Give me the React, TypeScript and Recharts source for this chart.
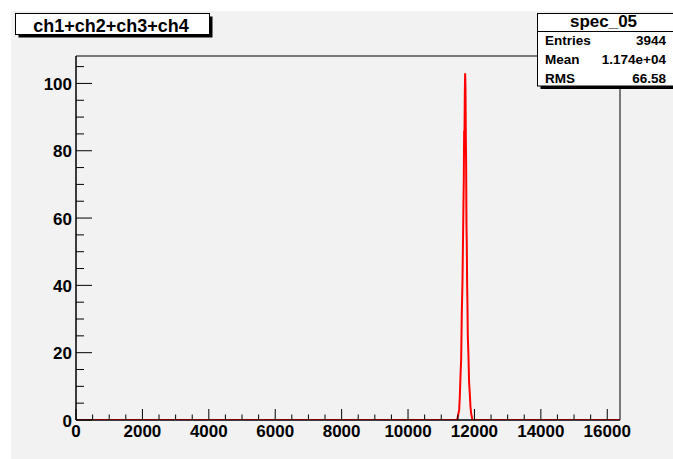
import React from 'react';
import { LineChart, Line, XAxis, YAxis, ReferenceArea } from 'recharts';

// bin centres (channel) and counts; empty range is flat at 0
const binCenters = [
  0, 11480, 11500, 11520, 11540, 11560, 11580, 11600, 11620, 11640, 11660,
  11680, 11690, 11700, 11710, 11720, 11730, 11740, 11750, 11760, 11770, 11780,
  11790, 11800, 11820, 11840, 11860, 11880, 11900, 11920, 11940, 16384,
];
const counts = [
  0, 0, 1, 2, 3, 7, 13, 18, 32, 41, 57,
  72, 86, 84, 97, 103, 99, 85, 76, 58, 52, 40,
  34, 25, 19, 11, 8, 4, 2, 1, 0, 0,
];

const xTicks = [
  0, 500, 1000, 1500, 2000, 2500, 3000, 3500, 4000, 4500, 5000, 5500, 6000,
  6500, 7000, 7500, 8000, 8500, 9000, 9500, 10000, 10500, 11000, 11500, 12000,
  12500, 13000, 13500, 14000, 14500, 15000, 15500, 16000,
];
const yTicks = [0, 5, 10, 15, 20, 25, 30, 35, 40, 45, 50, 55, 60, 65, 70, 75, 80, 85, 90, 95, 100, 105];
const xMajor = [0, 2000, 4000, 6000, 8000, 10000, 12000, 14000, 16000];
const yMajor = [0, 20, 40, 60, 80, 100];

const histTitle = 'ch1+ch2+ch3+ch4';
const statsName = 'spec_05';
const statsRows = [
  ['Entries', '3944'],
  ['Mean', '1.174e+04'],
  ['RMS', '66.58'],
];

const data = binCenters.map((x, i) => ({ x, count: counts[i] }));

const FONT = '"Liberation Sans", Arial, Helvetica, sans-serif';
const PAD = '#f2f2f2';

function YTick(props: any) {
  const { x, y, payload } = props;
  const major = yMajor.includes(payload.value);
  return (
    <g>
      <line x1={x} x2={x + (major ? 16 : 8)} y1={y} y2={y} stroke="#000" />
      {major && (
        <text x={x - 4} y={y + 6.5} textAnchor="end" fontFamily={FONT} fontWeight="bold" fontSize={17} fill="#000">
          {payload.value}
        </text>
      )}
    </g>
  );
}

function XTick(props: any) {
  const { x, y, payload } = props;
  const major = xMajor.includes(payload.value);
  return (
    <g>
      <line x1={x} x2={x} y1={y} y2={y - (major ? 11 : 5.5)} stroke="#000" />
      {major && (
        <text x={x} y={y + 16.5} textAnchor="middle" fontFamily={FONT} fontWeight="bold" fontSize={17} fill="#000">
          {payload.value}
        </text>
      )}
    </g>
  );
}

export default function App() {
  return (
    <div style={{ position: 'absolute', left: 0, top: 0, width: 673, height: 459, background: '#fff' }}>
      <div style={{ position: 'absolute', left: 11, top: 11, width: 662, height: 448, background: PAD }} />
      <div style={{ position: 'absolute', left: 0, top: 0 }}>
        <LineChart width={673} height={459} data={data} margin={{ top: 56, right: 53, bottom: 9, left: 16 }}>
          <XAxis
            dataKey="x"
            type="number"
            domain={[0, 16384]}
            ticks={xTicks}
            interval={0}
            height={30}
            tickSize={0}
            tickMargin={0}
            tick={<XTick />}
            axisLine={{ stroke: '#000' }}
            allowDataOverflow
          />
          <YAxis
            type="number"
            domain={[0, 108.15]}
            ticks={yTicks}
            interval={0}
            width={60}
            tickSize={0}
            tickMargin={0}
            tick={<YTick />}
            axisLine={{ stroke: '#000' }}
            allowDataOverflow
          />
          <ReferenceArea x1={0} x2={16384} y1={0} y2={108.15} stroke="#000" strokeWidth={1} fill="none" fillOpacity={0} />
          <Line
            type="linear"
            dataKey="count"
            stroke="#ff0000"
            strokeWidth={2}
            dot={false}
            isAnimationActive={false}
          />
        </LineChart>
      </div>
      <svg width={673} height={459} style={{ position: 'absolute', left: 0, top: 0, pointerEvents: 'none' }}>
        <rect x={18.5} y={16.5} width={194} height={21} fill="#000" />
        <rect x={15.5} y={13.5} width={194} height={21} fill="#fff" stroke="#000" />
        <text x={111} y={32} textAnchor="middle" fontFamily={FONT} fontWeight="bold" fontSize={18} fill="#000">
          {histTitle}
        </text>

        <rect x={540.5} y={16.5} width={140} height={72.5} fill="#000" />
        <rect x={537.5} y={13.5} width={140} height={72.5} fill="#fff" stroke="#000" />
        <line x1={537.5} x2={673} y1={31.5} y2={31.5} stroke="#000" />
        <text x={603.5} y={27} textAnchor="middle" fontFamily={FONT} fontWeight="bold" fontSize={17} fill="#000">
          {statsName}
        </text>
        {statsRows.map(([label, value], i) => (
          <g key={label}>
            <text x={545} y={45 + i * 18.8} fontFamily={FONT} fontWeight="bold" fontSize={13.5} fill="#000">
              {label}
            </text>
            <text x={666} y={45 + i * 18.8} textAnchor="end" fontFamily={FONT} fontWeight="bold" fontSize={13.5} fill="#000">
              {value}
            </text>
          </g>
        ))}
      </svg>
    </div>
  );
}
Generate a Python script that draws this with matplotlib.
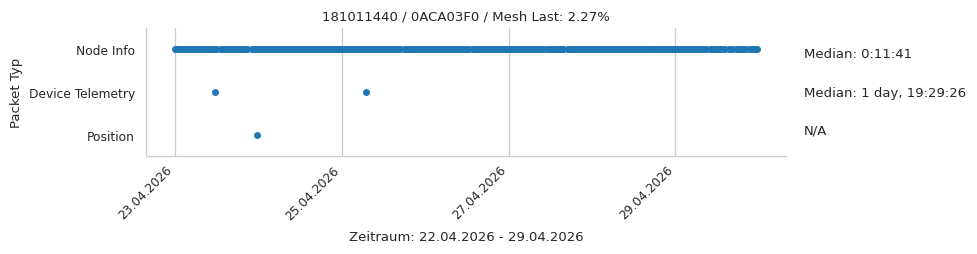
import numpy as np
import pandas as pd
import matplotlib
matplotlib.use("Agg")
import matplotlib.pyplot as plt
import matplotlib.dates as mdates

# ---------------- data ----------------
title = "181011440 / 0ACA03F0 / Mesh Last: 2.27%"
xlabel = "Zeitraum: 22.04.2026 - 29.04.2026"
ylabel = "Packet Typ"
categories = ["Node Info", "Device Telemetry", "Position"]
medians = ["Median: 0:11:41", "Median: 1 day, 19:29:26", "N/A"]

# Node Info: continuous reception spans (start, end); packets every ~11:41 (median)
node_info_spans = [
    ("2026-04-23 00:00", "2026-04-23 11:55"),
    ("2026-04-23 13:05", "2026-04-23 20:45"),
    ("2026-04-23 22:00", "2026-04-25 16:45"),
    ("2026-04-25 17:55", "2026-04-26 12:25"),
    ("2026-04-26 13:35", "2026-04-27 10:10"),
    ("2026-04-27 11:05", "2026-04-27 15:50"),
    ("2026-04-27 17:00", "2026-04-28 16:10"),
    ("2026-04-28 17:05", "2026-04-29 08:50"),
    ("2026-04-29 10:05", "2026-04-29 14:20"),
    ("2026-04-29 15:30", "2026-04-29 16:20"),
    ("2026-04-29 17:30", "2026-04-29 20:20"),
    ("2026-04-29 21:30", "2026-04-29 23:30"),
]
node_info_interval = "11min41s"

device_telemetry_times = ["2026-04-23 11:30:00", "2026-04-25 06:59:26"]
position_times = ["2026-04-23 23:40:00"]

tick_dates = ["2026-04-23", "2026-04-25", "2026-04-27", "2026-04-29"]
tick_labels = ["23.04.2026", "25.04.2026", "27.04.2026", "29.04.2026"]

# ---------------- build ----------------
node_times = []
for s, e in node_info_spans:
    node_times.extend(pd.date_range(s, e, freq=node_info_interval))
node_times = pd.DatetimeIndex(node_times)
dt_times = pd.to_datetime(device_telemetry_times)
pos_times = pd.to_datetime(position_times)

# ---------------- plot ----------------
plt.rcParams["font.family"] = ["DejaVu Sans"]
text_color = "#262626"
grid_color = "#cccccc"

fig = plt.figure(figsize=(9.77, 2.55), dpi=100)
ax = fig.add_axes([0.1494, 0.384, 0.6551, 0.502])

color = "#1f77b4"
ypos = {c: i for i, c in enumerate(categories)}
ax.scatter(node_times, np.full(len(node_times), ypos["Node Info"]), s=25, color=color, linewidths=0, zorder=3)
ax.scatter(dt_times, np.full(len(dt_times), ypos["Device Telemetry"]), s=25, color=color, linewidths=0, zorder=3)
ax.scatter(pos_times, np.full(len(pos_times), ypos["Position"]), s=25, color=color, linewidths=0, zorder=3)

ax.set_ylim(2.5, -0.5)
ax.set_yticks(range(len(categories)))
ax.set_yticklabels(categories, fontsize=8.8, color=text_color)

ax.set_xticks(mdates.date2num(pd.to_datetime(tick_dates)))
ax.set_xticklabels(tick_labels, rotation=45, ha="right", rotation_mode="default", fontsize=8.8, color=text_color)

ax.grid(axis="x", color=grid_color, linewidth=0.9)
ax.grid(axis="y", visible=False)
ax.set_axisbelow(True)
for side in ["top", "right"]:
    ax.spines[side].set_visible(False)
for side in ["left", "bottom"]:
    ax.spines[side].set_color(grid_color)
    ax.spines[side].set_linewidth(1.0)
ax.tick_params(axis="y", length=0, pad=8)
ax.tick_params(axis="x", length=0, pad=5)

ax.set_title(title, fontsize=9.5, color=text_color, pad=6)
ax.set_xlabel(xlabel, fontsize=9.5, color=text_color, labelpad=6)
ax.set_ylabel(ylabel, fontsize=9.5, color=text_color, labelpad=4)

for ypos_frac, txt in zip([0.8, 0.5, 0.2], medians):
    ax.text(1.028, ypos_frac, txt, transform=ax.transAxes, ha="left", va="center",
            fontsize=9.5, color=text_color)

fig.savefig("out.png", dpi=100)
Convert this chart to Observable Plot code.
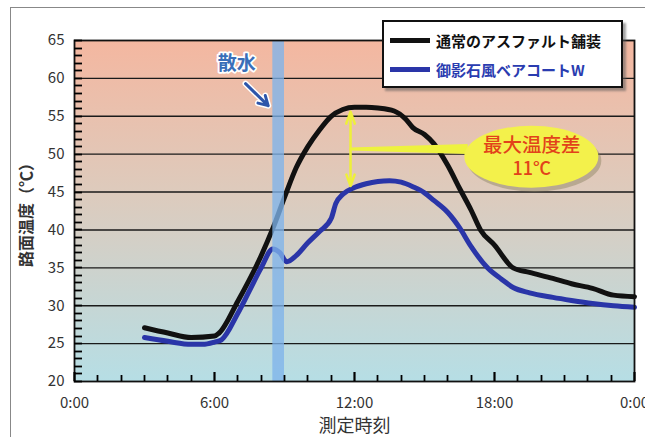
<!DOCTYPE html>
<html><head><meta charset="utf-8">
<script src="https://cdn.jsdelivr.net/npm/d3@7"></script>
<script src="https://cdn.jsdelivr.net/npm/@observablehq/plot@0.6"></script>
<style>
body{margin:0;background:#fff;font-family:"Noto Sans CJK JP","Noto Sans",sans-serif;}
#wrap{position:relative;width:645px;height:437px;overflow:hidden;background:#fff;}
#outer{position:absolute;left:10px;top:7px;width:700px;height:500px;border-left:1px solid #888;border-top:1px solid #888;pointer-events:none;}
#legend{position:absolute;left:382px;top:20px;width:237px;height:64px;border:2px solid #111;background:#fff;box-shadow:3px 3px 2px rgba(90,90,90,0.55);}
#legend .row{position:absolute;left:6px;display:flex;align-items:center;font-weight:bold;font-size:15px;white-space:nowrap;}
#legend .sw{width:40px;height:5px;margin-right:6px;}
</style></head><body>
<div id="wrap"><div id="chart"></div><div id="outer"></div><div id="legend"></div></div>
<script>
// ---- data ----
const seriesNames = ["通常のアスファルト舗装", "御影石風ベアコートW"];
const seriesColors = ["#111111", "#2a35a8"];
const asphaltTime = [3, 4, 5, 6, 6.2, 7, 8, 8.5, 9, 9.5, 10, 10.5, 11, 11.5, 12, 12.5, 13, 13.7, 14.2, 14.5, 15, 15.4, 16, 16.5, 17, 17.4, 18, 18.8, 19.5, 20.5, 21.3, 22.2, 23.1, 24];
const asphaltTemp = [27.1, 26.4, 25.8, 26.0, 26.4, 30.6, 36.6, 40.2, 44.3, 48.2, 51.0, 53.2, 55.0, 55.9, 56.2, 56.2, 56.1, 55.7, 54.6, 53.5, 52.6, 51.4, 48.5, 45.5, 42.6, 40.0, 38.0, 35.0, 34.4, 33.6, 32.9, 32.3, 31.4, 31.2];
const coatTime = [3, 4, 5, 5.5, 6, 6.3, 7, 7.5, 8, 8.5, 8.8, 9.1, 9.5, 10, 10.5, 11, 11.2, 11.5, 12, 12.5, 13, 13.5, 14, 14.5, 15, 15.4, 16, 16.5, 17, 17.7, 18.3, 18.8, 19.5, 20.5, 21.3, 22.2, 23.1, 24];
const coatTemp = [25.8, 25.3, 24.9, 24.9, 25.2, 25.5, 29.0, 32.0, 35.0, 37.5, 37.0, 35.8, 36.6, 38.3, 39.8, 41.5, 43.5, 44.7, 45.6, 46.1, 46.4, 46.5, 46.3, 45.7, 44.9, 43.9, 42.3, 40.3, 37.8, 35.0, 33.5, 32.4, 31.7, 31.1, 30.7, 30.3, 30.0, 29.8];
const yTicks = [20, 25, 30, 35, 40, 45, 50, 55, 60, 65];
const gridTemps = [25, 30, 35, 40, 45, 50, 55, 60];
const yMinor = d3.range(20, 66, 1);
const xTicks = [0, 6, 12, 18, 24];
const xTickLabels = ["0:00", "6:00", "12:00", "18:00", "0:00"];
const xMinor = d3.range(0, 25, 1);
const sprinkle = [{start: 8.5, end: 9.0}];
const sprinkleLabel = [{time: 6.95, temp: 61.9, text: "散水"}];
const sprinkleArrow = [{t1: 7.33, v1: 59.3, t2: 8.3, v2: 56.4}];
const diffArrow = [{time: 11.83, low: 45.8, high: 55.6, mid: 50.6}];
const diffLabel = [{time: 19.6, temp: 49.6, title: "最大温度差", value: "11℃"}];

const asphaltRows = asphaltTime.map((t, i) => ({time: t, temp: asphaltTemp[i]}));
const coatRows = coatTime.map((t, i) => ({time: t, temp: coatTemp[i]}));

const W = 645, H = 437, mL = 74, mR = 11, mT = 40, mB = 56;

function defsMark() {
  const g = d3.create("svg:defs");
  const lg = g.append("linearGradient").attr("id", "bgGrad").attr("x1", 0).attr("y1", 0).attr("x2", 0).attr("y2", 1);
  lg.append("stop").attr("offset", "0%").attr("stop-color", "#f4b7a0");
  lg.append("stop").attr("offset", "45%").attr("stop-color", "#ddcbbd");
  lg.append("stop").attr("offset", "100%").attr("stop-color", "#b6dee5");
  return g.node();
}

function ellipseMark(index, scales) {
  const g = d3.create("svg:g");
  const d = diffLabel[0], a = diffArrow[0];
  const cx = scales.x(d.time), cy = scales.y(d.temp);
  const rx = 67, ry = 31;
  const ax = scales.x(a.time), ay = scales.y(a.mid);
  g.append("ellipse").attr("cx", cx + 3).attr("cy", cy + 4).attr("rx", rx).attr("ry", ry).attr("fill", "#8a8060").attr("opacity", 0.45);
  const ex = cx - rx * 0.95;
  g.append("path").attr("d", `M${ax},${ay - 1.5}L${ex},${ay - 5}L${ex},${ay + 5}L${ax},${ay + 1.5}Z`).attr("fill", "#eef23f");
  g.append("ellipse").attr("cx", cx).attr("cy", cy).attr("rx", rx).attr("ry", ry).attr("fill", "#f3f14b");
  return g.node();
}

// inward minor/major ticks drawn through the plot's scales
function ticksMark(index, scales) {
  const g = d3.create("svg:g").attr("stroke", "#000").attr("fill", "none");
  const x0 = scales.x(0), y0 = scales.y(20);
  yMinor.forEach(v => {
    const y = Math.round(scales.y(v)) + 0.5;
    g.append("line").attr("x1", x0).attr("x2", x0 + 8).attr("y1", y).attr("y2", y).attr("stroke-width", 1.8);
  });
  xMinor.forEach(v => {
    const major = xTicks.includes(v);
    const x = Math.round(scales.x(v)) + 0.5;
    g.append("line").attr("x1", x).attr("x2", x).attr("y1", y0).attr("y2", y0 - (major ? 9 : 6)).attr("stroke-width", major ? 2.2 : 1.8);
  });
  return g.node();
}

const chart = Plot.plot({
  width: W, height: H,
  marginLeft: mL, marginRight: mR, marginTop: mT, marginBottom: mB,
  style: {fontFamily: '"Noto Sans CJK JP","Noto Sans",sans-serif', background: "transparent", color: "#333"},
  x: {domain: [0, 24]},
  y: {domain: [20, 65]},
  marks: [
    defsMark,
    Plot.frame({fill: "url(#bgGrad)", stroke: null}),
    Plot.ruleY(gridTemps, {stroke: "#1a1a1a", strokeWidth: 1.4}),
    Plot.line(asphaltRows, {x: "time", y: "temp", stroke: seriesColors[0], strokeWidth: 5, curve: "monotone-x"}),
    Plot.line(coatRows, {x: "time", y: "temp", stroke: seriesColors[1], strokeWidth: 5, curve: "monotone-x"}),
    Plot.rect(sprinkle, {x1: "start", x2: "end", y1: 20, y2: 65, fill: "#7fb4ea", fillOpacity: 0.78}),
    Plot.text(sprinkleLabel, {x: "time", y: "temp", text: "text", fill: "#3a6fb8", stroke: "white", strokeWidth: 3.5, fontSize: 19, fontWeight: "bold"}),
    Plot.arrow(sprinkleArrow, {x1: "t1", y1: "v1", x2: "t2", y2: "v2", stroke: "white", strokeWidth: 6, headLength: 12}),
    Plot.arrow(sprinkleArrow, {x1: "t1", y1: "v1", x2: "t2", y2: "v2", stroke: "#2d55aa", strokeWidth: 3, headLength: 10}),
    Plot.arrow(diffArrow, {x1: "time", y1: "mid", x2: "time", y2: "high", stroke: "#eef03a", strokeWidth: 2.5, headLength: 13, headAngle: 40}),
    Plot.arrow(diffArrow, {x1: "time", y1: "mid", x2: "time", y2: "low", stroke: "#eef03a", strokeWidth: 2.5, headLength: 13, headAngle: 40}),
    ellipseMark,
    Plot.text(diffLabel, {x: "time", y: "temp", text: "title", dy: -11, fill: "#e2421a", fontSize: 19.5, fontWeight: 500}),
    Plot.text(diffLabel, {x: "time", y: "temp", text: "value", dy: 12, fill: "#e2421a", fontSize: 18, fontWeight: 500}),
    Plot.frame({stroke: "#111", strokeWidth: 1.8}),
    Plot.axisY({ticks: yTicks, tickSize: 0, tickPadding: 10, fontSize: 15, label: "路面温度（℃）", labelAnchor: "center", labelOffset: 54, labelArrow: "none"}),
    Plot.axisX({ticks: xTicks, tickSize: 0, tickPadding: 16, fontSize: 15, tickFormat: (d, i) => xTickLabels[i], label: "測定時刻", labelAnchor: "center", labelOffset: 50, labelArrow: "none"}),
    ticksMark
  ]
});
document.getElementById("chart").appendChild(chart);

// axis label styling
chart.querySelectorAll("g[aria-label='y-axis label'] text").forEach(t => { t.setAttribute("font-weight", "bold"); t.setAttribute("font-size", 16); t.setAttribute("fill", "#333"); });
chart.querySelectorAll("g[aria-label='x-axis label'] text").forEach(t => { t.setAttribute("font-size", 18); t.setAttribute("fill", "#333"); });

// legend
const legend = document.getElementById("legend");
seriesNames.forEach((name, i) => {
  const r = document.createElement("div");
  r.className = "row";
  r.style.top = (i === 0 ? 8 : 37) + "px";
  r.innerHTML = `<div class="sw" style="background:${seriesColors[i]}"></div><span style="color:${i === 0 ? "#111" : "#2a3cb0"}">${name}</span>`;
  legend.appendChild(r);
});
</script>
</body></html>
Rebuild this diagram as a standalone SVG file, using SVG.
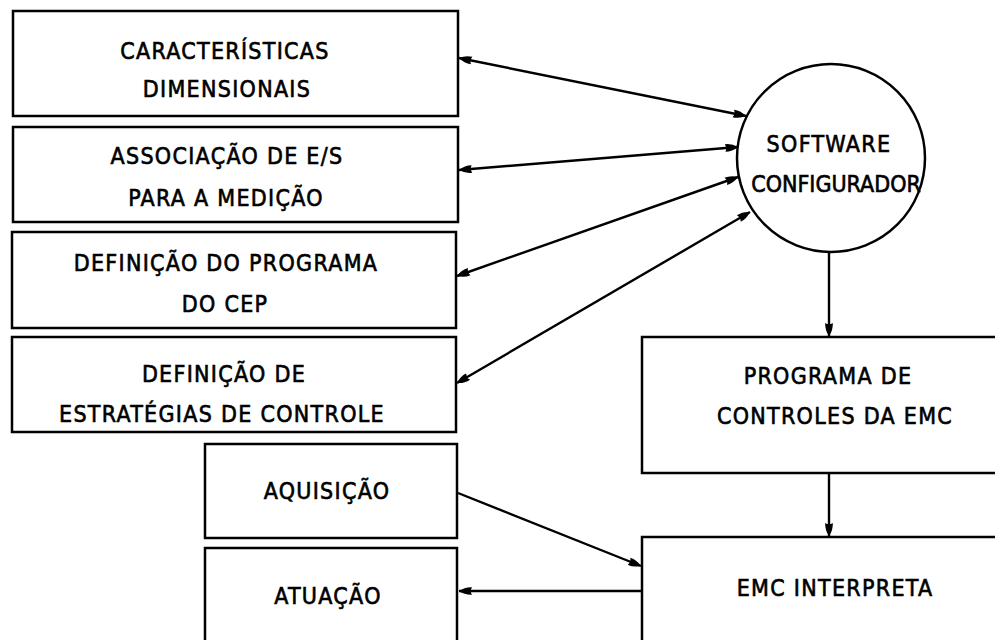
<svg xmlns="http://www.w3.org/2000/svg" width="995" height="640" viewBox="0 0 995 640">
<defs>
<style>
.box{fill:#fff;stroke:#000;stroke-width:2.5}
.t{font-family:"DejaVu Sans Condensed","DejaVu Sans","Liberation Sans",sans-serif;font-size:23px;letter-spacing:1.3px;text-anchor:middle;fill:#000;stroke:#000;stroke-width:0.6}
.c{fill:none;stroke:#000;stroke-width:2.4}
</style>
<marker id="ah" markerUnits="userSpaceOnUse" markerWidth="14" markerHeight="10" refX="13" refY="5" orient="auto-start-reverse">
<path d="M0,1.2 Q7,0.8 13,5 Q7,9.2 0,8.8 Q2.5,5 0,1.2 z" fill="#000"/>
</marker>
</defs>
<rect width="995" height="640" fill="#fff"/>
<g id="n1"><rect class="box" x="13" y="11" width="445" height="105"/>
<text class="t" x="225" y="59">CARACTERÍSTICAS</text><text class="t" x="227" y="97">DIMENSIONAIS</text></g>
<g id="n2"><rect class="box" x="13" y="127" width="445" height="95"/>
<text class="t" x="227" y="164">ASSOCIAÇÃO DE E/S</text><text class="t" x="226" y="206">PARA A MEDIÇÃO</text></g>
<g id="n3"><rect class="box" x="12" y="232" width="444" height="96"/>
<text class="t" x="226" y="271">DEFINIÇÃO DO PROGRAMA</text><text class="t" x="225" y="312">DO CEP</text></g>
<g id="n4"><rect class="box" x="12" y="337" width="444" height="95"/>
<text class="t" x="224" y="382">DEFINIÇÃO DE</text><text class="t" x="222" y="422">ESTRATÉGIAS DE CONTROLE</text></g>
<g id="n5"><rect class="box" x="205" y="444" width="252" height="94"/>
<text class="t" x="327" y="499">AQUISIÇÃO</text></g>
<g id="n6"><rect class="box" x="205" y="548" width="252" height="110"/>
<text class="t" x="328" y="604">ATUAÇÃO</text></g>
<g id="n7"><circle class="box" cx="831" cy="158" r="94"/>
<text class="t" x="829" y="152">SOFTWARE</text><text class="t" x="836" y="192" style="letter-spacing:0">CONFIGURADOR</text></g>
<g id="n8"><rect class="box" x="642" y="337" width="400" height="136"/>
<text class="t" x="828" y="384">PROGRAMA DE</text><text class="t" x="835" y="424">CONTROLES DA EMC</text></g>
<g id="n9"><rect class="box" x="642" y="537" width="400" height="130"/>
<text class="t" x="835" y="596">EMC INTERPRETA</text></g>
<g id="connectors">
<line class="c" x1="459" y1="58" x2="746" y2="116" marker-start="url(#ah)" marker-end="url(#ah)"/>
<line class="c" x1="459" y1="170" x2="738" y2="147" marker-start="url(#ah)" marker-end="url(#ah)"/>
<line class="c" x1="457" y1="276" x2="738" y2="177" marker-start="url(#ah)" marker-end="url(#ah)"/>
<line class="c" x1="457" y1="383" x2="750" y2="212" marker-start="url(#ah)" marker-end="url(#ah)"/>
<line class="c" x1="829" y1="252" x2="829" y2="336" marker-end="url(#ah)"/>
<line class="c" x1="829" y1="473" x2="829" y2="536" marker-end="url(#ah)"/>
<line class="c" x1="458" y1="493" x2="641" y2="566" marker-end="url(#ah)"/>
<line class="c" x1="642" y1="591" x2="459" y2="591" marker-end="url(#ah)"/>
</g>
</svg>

Objective
Pick out the lines containing the string "React" and show them.

Exercise output
Give me the React, TypeScript and Recharts source for this chart.
import React from 'react';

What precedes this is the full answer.